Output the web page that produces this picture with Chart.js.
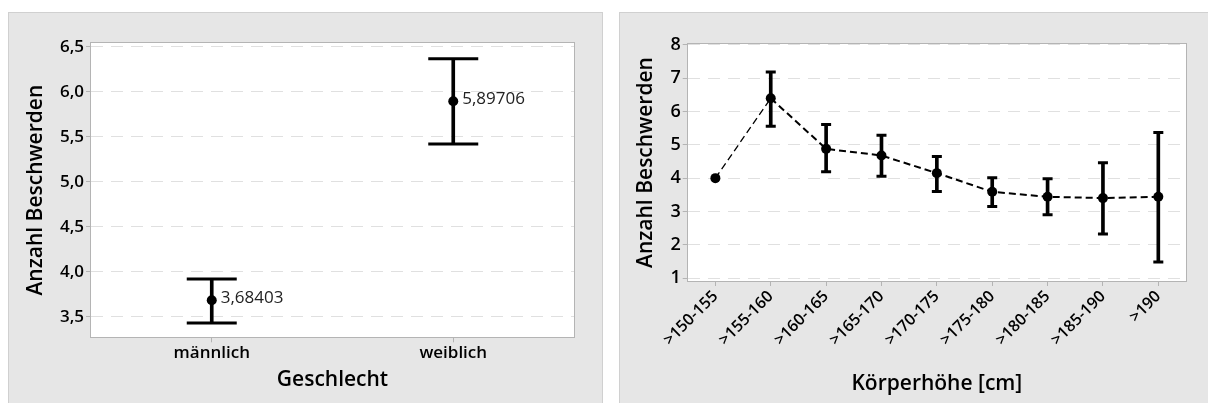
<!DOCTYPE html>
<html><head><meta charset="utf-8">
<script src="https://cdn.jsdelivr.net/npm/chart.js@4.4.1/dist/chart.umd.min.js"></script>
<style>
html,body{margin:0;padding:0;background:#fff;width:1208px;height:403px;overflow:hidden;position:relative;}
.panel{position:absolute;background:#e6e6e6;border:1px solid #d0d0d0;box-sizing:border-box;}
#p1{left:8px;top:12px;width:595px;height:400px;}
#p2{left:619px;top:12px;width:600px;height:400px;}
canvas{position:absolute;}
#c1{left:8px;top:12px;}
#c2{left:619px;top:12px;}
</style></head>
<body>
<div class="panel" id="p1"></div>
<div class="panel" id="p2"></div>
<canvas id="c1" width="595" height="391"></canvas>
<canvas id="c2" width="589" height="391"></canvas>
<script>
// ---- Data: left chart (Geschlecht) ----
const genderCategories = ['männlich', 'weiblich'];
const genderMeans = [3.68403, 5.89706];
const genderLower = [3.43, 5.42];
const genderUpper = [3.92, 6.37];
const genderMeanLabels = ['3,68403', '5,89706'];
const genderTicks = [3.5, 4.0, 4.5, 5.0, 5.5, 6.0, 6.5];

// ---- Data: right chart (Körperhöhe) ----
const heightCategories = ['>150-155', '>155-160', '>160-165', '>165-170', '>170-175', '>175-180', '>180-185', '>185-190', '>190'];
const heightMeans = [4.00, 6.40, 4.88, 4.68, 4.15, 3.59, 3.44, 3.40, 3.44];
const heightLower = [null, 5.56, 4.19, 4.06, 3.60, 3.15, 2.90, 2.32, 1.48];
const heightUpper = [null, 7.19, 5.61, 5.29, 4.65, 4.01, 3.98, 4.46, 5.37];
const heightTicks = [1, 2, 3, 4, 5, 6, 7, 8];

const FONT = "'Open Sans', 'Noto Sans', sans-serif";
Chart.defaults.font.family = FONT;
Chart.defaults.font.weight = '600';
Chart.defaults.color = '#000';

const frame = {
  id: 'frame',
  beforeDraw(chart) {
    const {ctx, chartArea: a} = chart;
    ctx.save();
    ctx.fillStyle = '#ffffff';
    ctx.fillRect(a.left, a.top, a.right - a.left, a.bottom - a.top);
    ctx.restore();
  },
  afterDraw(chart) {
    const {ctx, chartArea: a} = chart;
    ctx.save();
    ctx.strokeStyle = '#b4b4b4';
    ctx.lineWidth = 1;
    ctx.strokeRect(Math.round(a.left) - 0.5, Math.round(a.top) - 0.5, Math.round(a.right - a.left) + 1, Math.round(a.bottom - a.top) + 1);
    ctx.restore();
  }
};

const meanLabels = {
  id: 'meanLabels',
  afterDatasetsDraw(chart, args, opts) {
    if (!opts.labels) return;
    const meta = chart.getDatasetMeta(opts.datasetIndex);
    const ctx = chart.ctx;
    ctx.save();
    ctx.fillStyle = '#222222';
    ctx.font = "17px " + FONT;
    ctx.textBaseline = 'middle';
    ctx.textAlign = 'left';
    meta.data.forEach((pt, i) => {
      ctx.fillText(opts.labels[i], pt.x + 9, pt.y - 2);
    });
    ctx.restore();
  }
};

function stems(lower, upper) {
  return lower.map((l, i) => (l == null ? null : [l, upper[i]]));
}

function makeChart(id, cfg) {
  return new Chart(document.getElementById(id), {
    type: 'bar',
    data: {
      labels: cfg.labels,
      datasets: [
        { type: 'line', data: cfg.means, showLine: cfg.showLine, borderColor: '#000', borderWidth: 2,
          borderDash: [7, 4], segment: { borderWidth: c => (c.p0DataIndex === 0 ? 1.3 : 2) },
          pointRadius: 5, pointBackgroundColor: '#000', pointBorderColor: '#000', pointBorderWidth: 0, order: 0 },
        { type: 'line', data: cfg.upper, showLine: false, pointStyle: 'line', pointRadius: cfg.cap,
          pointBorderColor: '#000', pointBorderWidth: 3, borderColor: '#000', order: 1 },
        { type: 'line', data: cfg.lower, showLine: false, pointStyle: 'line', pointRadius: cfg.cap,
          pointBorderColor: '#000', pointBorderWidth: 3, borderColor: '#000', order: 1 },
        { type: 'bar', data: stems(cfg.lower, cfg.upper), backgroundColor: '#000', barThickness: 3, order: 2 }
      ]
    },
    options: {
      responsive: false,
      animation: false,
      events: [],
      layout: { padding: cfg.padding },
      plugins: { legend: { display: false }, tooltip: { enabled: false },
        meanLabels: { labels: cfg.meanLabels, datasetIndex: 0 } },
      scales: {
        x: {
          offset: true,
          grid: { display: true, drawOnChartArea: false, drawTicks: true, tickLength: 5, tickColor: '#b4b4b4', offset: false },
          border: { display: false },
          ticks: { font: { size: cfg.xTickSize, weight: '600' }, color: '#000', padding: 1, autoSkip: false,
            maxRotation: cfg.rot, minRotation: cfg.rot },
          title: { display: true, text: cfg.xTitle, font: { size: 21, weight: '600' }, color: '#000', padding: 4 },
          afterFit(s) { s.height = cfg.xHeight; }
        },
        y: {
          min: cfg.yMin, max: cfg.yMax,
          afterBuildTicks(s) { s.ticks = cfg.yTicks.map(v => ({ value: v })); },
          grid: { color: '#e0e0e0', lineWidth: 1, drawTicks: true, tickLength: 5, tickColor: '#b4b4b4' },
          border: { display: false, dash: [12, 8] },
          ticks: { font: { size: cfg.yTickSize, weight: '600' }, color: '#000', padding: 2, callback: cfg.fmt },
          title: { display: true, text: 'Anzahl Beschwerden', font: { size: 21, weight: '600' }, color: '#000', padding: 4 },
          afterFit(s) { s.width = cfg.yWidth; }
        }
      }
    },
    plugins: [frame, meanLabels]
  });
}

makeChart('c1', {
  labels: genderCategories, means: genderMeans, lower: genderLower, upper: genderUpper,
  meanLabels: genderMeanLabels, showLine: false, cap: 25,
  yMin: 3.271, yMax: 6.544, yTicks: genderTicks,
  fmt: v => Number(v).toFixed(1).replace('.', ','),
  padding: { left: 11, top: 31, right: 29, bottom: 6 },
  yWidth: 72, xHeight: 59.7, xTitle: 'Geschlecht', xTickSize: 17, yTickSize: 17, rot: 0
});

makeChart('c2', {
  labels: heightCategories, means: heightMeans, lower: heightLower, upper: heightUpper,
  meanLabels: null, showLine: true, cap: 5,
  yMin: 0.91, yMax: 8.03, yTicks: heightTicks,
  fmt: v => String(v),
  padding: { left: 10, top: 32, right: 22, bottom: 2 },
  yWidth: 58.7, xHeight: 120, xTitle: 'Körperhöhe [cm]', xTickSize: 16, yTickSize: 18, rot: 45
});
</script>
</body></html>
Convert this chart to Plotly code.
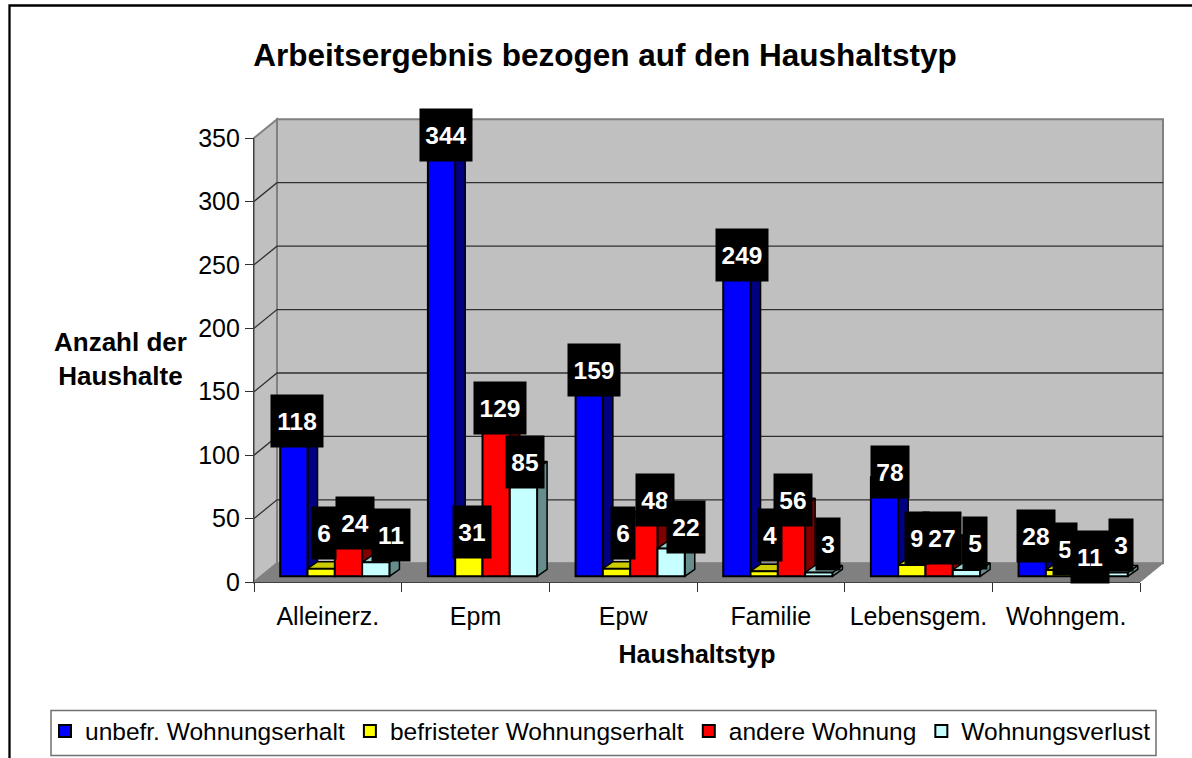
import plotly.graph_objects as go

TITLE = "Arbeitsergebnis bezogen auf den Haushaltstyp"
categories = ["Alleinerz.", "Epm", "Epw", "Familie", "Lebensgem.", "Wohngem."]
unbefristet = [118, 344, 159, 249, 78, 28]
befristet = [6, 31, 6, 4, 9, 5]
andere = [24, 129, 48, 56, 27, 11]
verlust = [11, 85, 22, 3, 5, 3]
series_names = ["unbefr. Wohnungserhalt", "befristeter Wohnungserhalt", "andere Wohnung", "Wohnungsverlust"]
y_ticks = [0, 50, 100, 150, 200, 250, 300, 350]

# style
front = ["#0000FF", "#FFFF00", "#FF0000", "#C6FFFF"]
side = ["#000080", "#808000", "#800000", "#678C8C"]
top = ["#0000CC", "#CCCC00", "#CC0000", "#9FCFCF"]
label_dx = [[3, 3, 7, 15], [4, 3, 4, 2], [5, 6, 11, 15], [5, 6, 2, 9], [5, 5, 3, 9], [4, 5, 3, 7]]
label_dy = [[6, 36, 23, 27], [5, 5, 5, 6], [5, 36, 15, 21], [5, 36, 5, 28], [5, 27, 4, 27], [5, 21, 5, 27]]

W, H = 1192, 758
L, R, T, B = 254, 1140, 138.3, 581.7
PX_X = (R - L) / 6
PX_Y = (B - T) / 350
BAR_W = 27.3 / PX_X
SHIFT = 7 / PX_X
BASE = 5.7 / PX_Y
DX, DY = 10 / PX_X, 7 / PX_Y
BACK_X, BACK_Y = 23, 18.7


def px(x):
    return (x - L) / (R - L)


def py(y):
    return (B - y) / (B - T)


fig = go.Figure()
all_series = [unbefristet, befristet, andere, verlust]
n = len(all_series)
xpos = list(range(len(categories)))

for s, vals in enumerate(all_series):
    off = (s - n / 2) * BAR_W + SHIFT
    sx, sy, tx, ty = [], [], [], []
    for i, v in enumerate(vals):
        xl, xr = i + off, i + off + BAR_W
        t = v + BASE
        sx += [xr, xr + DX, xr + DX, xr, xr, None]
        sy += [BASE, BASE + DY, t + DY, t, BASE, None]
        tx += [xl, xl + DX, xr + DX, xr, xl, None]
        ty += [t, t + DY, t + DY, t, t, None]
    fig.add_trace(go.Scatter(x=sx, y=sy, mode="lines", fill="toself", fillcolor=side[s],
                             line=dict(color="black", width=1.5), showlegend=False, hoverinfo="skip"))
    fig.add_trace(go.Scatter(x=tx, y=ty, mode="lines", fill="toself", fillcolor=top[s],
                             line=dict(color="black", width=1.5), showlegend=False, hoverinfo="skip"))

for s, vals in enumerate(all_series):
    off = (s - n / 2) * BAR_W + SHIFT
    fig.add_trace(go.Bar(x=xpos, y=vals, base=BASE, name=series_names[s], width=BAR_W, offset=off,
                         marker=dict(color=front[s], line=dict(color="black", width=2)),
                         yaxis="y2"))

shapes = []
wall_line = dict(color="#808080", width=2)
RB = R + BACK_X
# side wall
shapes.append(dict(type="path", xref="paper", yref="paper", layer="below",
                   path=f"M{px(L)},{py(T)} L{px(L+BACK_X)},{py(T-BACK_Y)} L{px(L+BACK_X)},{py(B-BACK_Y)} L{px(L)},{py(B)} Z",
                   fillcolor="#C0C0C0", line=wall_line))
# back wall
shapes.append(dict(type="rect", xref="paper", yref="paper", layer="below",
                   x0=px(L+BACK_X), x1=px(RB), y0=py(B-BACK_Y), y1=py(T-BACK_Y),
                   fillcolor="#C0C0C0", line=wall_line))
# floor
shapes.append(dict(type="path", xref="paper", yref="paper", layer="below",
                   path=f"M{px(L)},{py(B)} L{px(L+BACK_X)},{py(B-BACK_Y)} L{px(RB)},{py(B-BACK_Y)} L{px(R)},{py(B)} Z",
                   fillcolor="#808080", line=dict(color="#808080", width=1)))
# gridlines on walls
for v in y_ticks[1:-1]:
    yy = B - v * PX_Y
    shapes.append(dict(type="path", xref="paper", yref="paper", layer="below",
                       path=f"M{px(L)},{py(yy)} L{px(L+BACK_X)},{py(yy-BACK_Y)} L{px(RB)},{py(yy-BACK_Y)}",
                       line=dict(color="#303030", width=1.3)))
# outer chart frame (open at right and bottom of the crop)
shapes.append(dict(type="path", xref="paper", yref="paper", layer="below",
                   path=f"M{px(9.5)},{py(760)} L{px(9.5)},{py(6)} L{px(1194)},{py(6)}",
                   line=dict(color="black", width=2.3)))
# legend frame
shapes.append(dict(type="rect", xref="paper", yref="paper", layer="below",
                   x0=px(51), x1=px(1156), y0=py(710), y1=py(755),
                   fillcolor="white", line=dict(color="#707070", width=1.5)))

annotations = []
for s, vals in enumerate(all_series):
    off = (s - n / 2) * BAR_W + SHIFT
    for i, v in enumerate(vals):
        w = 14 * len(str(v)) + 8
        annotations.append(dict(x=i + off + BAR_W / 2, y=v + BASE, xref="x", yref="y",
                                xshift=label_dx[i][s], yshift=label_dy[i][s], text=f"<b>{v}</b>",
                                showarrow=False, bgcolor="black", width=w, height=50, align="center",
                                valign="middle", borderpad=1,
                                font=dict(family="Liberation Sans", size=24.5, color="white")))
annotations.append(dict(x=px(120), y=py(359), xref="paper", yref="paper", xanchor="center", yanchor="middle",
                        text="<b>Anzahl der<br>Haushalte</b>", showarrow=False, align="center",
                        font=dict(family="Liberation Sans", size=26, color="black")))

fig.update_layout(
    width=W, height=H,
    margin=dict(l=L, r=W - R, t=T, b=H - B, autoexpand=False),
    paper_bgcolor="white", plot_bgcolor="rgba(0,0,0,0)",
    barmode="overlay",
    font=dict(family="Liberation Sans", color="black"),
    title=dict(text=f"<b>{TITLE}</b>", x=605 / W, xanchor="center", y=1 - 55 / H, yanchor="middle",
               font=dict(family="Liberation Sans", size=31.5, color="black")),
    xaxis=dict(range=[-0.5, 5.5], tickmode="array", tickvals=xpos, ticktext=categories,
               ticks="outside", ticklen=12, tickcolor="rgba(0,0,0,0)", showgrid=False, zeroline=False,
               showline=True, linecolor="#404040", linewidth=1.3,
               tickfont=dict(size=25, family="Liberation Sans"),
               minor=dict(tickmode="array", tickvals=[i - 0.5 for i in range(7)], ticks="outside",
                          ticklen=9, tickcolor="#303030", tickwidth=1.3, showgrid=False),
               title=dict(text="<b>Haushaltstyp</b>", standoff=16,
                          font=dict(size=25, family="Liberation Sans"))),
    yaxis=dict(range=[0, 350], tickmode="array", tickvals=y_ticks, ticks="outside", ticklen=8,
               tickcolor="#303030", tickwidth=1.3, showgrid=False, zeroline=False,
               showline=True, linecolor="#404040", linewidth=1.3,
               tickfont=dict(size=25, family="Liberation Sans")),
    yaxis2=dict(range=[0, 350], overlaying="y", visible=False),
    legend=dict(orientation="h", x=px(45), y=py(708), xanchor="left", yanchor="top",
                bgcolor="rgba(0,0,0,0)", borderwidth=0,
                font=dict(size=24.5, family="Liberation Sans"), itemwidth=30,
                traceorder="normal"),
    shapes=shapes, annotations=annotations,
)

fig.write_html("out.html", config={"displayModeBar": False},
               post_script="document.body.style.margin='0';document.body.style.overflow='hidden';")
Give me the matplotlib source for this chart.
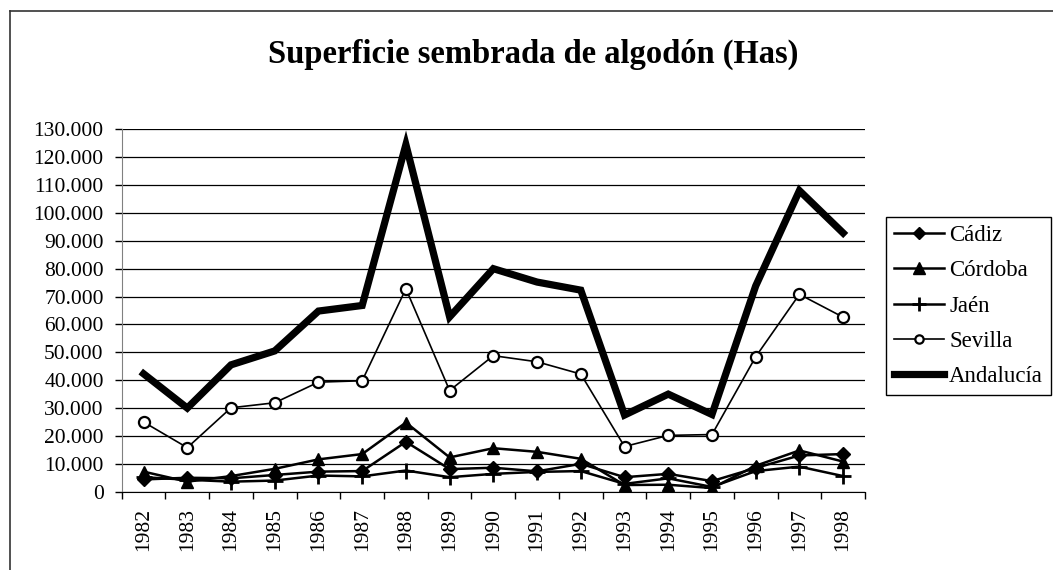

____

# TO DO
Search the data above for the string "this" and copy each line that has it.

# SOLUTION TO THE PROBLEM
Output the web page that produces this picture with Chart.js.
Convert this chart to Plotly code.
Give me the matplotlib source for this chart.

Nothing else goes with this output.